Earlier this year I was officially stamped as being depressed. The downhill started before but I just snapped around mid January.
I used to live and breath by technology (well I still do but to a less extent), but lately I lost all joy and pride on what I was doing. Standing in front of my computer gave rise to a paralyzing anxiety. I knew exactly what to type, either because it was plain simple or I wrote it before on my notepad on the park, but the mere act of getting to the action part wasn’t working for me. I also spent way too much time doing crappy stuff for others on it, missing on my friendships, health, family and time for myself.
I also have a bad habit of not saying no. Saying yes it’s a different matter, but the net result was a very unhealthy overcommitting.
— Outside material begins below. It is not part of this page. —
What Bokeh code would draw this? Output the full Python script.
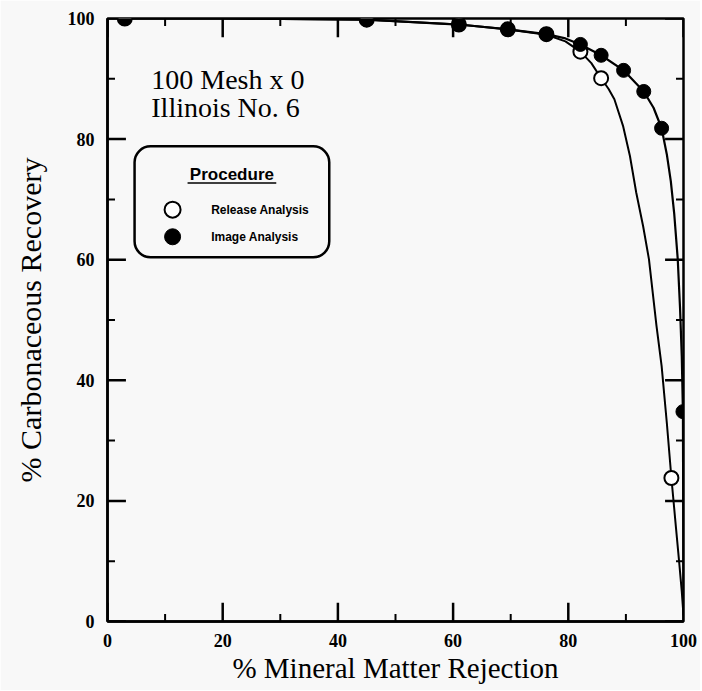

In a very bold move I decided to cut everything, no halfsies. I stopped answering the phone, every non urgent mail (if it wasn’t something urgent it’s still there, I’ll get back to you. Promise), all the social channels.
I let down a lot of people on the way but it let me really focus on what I care about.
It also gave me a bit of peace, I’m still crippled but not like before. During the last years I did all I could to build procedures, tools, documentation in order to be non essential. The bus factor on many of the things I’m involved with it’s still high but at least I don’t have that much pressure over my shoulders.
I disappeared into a black hole, things didn’t break (well, most of them) and people somehow got around my absence. Being non essential is great, that feeling of freedom is quite good.
Today it’s June 1st and I am officially back online. I wrote a lot of stuff in this period, I don’t think I’ll ever publish most of that, while being technically correct the form reminds me of emo cries from the 90’s.